Para jornalistas, cobertura da greve é superficial

Grande mídia tende a noticiar efeitos imediatos de manifestações sem discutir seus motivos

Diversos veículos de comunicação entrevistam professor após conflito entre PM e manifestantes
Diversos veículos de comunicação entrevistam professor após confronto entre PM e manifestantes (foto: Bruna Escaleira)
“Todo movimento social vira matéria de trânsito hoje na mídia”, aponta Adauri Antunes, repórter do jornal O Globo, que cobria a manifestação do dia 9 de junho na entrada da USP. Assim como os demais jornalistas entrevistados pelo JC na ocasião, ele concorda que os grandes veículos de comunicação não têm se dedicado a mostrar e debater as reivindicações dos grevistas.

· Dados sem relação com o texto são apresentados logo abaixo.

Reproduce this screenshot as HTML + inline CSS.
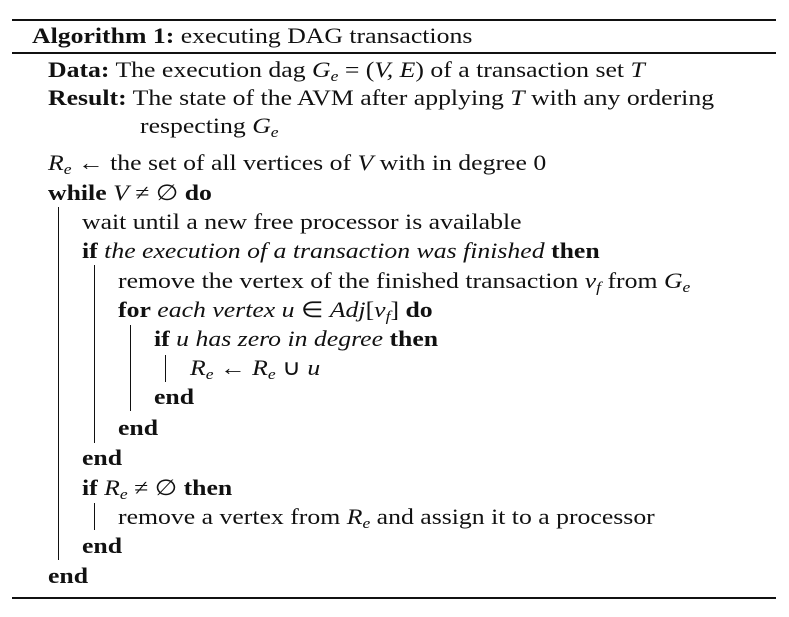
<!DOCTYPE html>
<html><head><meta charset="utf-8"><style>
body{margin:0;background:#fff;}
#c{position:relative;width:789px;height:617px;background:#fff;font-family:"Liberation Serif",serif;font-size:22px;color:#111;}
.l{position:absolute;white-space:nowrap;line-height:24px;transform:scaleX(1.17);transform-origin:0 50%;}
.r{position:absolute;background:#111;}
b{font-weight:bold;}
i{font-style:italic;}
sub{font-size:15px;vertical-align:-4px;line-height:0;}
</style></head><body>
<div id="c">
<div class="r" style="left:12px;top:19px;width:764px;height:2px"></div>
<div class="l" style="left:32px;top:24px"><b>Algorithm 1:</b> executing DAG transactions</div>
<div class="r" style="left:12px;top:52px;width:764px;height:1.5px"></div>
<div class="l" style="left:48px;top:58px"><b>Data:</b> The execution dag <i>G</i><sub><i>e</i></sub> = (<i>V, E</i>) of a transaction set <i>T</i></div>
<div class="l" style="left:48px;top:86px"><b>Result:</b> The state of the AVM after applying <i>T</i> with any ordering</div>
<div class="l" style="left:140px;top:114px">respecting <i>G</i><sub><i>e</i></sub></div>
<div class="l" style="left:48px;top:151px"><i>R</i><sub><i>e</i></sub> ← the set of all vertices of <i>V</i> with in degree 0</div>
<div class="l" style="left:48px;top:181px"><b>while</b> <i>V</i> ≠ ∅ <b>do</b></div>
<div class="r" style="left:58px;top:207px;width:1px;height:353px"></div>
<div class="l" style="left:82px;top:210px">wait until a new free processor is available</div>
<div class="l" style="left:82px;top:239px"><b>if</b> <i>the execution of a transaction was finished</i> <b>then</b></div>
<div class="r" style="left:94px;top:265px;width:1px;height:178px"></div>
<div class="l" style="left:118px;top:269px">remove the vertex of the finished transaction <i>v</i><sub><i>f</i></sub> from <i>G</i><sub><i>e</i></sub></div>
<div class="l" style="left:118px;top:298px"><b>for</b> <i>each vertex u</i> ∈ <i>Adj</i>[<i>v</i><sub><i>f</i></sub>] <b>do</b></div>
<div class="r" style="left:130px;top:325px;width:1px;height:86px"></div>
<div class="l" style="left:154px;top:327px"><b>if</b> <i>u has zero in degree</i> <b>then</b></div>
<div class="r" style="left:165px;top:355px;width:1px;height:27px"></div>
<div class="l" style="left:190px;top:356px"><i>R</i><sub><i>e</i></sub> ← <i>R</i><sub><i>e</i></sub> ∪ <i>u</i></div>
<div class="l" style="left:154px;top:385px"><b>end</b></div>
<div class="l" style="left:118px;top:416px"><b>end</b></div>
<div class="l" style="left:82px;top:446px"><b>end</b></div>
<div class="l" style="left:82px;top:476px"><b>if</b> <i>R</i><sub><i>e</i></sub> ≠ ∅ <b>then</b></div>
<div class="r" style="left:94px;top:503px;width:1px;height:27px"></div>
<div class="l" style="left:118px;top:505px">remove a vertex from <i>R</i><sub><i>e</i></sub> and assign it to a processor</div>
<div class="l" style="left:82px;top:534px"><b>end</b></div>
<div class="l" style="left:48px;top:564px"><b>end</b></div>
<div class="r" style="left:12px;top:597px;width:764px;height:2px"></div>
</div>
</body></html>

“O que vejo no noticiário é só o factual mesmo, o trânsito, o bloqueio. A gente, dentro do jornal, precisa se dedicar mais a fundo às pautas dessa mobilização, que não é só salarial. Sei que também tem o plano de carreira dos professores, o ensino à distância, mas a gente não têm se debruçado muito para entender o que está por trás dessa discussão. É preciso discutir também que tipo de universidade se quer ter daqui a 25 anos”, defende Laura Capriglione, repórter da Folha de São Paulo.

Apesar de defender a liberdade de expressão, os jornalistas entrevistados – que, em sua maioria, participaram do movimento estudantil em sua época de faculdade – questionam os tipos de protestos realizados. “Em São Paulo, fazer manifestações de rua é contraproducente para o movimento, porque o trânsito é tudo na cidade”, opina Antunes. “Acho legítimo qualquer tipo de manifestação, desde que não prejudique outras pessoas”, afirma Wellington Mesquita, repórter da rádio Jovem Pan.

Essa discussão é feita pelos próprios manifestantes: como chamar a atenção para suas reivindicações sem ganhar a antipatia da sociedade? Para Antunes, “se houvesse uma fórmula definida para protestar e conquistar reivindicações com apoio da população, já teriam encontrado; como ela não existe, tem que xingar mesmo, tem que entrar na reitoria”. “A manifestação é legítima, mas passa da conta – pra quê cercar o comandante da PM?”, questiona Roberto Burnier, repórter da Rede Globo. Ele também aponta a falta de organização dos manifestantes – que precisaram realizar uma votação no meio do ato para decidir como seria seu desfecho, antes do ataque da polícia – como um problema, “o movimento estudantil deveria ser mais maduro”, critica.

Visibilidade

Como afirma Mesquita, “a mídia mexe com o imaginário coletivo, por isso a importância de que ela mostre os movimentos sociais”. Apesar da escassa abertura da grande imprensa a esse tipo de assunto, ele acredita que “a cobertura desses movimentos não é ampla, mas as pautas chegam à sociedade de alguma maneira; tem que ser feito um trabalho de ‘formiguinha’, de convencimento sobre a importância das reivindicações aos poucos”.

É importante lembrar, também, que os repórteres não são os únicos responsáveis pela maneira como suas matérias são veiculadas, uma vez que estas estão sujeitas à edição dos donos da empresa de comunicação para a qual trabalham. “Fiz meu trabalho corretamente, apurei todos os lados, mas como não somos nós, repórteres, que fazemos os títulos, levei um susto ao ver nas bancas a distorção de informação que fizeram no título da minha matéria”, relata uma jornalista que preferiu não se identificar.

No entanto, apesar de obter mais visibilidade, hoje me dia, a grande mídia não detém o monopólio da informação. Através de blogs e outros recursos da internet, os manifestantes encontram espaço para mostrar seus pontos de vista. Para Mesquita, os movimentos sociais precisam se apropriar mais desses novos meios de expressão, já que “os grandes meios de comunicação estão perdendo espaço para eles”.